A number of years ago, I moved from the sunny slopes of Southern California to the crowded metropolis of Taipei. All of a sudden, I was displaced from the relaxed, beach-side Cali atmosphere, and thrust into a place of hustle and bustle, filled with car horns and noisy markets. Even though some of my first experiences in life were spent in the city of cities, New York, I was never an urban life type of guy. However, as the wind blows, I had to adapt.
I no longer had the safety and quiet interior of my car to enjoy my music and podcasts; instead, I rode the subway everyday, squeezed like a sardine into a 40-foot rail car by the stop. In my quest to find a productive way to pass the time on the subway, I turned to “earbuds” for music.
Quickly, I realized that my old Sennheiser CX400 canalphones really didn’t cut it for me, neither with sound quality nor isolation. Like a good, diligent consumer, I turned to the internet for help, and discovered the world of portable audiophiles — head-fi. I began reading peoples’ opinions and reviews, and (foolishly) chose my first pair of “high-end” in-ears — the Klipsch Image S4. It took a lot out of me to spend those $79, and at the beginning, I was very happy with my purchase. I had no knowledge of impulse response, balanced outputs, or any of the crazy audiophile mumbo-jumbo being thrown about in the forums. Yet, when my S4 broke after only two months of use, I was forced to look for options that were cost-effective, but still sounded great. My naturally curious and absorbent mind perused anything and everything on the internet, but I found that there was no substitute for a first-hand experience.
Luckily, the city that forced me to look for new earphones was also rich with headphone stores — stores that enabled me to try basically everything under the sun, and I quickly transformed from a neophyte to a grizzled veteran, thus allowing me to journey to the point where I am today.

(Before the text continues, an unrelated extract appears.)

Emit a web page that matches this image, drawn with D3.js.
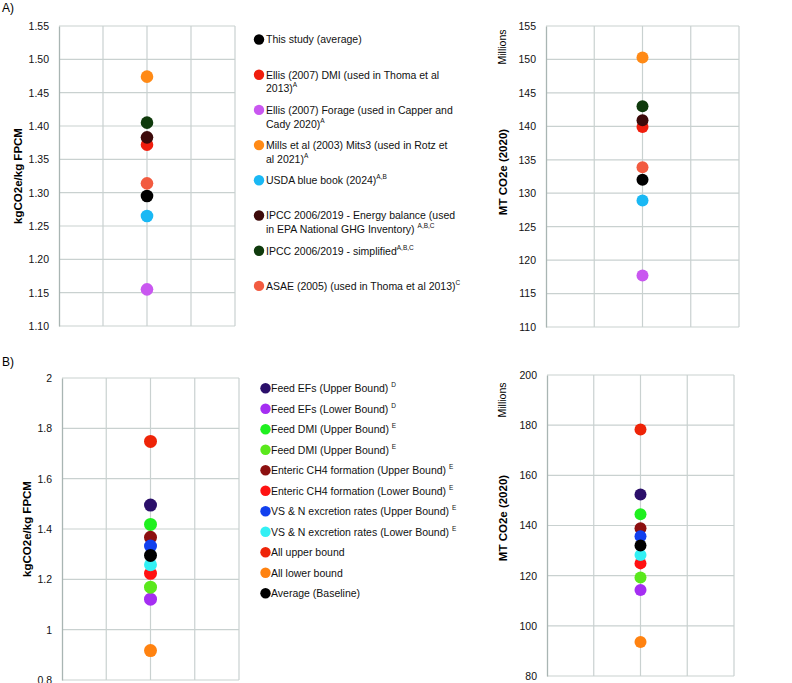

I’ve now heard over 95% of high-end in-ears as well as most high-end headphones as well; I’ve served as a beta-tester for custom in-ear monitor companies, and a burgeoning collection of CIEMs. Although I’m not quite sure how I got to this point, it has been an incredible journey, and I’m only too happy to put those moments of discovery on paper.

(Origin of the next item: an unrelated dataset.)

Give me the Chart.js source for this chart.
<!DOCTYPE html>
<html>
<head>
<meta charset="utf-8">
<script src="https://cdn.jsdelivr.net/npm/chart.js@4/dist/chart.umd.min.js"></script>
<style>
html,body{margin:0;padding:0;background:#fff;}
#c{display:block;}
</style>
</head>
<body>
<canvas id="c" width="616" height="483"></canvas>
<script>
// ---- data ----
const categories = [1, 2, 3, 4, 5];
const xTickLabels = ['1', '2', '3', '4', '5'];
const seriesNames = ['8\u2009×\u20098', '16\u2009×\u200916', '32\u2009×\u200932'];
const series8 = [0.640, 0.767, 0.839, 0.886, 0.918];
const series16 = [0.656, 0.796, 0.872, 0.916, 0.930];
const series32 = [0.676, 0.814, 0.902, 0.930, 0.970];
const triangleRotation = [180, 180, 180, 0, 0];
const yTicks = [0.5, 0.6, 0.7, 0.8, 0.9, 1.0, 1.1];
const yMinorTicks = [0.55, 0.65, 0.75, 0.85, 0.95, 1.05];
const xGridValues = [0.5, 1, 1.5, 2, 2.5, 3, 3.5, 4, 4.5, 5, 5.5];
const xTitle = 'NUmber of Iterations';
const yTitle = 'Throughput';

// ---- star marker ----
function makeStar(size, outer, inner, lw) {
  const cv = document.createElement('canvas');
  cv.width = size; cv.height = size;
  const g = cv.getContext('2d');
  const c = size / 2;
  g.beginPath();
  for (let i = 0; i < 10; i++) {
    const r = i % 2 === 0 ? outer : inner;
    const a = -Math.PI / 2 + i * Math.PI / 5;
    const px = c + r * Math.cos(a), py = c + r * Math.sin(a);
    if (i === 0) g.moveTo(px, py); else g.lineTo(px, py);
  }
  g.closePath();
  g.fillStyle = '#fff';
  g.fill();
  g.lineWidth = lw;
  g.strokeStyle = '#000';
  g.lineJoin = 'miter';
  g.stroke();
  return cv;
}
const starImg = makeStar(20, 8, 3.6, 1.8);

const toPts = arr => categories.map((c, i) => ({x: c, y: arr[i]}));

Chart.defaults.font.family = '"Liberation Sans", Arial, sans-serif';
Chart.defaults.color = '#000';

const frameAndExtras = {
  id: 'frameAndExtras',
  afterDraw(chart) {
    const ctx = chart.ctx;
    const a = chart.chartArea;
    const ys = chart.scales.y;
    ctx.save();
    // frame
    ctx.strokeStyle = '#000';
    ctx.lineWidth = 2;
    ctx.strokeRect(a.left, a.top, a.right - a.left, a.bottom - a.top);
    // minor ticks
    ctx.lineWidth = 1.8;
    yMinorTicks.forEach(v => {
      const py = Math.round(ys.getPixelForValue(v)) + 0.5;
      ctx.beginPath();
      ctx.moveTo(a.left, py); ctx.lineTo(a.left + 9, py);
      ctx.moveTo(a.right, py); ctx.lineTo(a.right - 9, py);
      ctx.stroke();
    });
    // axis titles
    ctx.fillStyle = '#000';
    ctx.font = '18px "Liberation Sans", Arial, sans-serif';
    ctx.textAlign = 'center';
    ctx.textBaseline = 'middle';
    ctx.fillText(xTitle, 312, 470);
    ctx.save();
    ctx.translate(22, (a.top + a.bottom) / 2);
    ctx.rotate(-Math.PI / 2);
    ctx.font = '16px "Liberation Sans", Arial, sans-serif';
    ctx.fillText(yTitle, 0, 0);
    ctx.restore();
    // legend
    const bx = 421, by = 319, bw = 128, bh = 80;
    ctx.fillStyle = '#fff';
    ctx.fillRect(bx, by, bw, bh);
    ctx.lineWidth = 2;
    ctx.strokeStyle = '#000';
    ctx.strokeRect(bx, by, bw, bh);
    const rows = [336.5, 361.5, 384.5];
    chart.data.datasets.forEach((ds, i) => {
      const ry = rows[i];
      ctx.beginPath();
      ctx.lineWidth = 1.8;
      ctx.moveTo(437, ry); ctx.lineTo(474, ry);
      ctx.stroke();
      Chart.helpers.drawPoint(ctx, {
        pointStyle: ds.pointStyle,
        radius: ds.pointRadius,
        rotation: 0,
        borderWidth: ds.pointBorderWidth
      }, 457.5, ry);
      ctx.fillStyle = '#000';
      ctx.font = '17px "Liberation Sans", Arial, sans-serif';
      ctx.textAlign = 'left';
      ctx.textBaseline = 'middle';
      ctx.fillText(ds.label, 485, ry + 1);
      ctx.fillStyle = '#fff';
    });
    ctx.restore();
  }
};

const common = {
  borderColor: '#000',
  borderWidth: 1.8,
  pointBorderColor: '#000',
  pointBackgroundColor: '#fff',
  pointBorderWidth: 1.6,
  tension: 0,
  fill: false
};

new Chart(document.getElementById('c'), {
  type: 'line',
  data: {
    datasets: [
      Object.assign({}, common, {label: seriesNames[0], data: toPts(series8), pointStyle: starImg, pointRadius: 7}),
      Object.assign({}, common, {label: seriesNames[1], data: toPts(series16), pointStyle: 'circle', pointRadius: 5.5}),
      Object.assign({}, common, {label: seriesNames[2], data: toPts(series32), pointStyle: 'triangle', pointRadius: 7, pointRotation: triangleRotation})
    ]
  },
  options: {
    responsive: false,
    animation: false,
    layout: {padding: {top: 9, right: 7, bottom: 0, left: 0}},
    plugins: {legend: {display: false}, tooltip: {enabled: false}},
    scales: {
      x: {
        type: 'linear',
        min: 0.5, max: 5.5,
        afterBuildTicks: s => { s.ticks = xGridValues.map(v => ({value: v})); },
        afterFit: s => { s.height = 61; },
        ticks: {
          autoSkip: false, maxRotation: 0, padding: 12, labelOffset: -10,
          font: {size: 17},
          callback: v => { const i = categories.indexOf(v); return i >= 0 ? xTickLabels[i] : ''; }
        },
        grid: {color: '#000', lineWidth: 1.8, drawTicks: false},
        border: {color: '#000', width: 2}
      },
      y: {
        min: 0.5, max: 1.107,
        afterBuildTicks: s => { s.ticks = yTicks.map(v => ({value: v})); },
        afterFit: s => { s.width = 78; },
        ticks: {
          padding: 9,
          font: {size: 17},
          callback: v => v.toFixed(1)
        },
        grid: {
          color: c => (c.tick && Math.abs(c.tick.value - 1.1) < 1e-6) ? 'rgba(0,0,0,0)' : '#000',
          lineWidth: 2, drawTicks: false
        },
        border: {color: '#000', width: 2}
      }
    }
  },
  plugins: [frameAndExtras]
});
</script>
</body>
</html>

My own connection with music has always been to the quality of sound and the cadence of rhythm. I’m not partial to any one genre, but particular about the way a piece’s musical foundations resonates with my frame of mind. In that manner, my audio purchases have been informed by my preference for an immediate, yet unassuming note structure. On CYMBACAVUM, these tendencies will inevitably shine through in my pieces, but I truly hope that I can still provide valuable insights for readers looking for audio descriptions that come from within.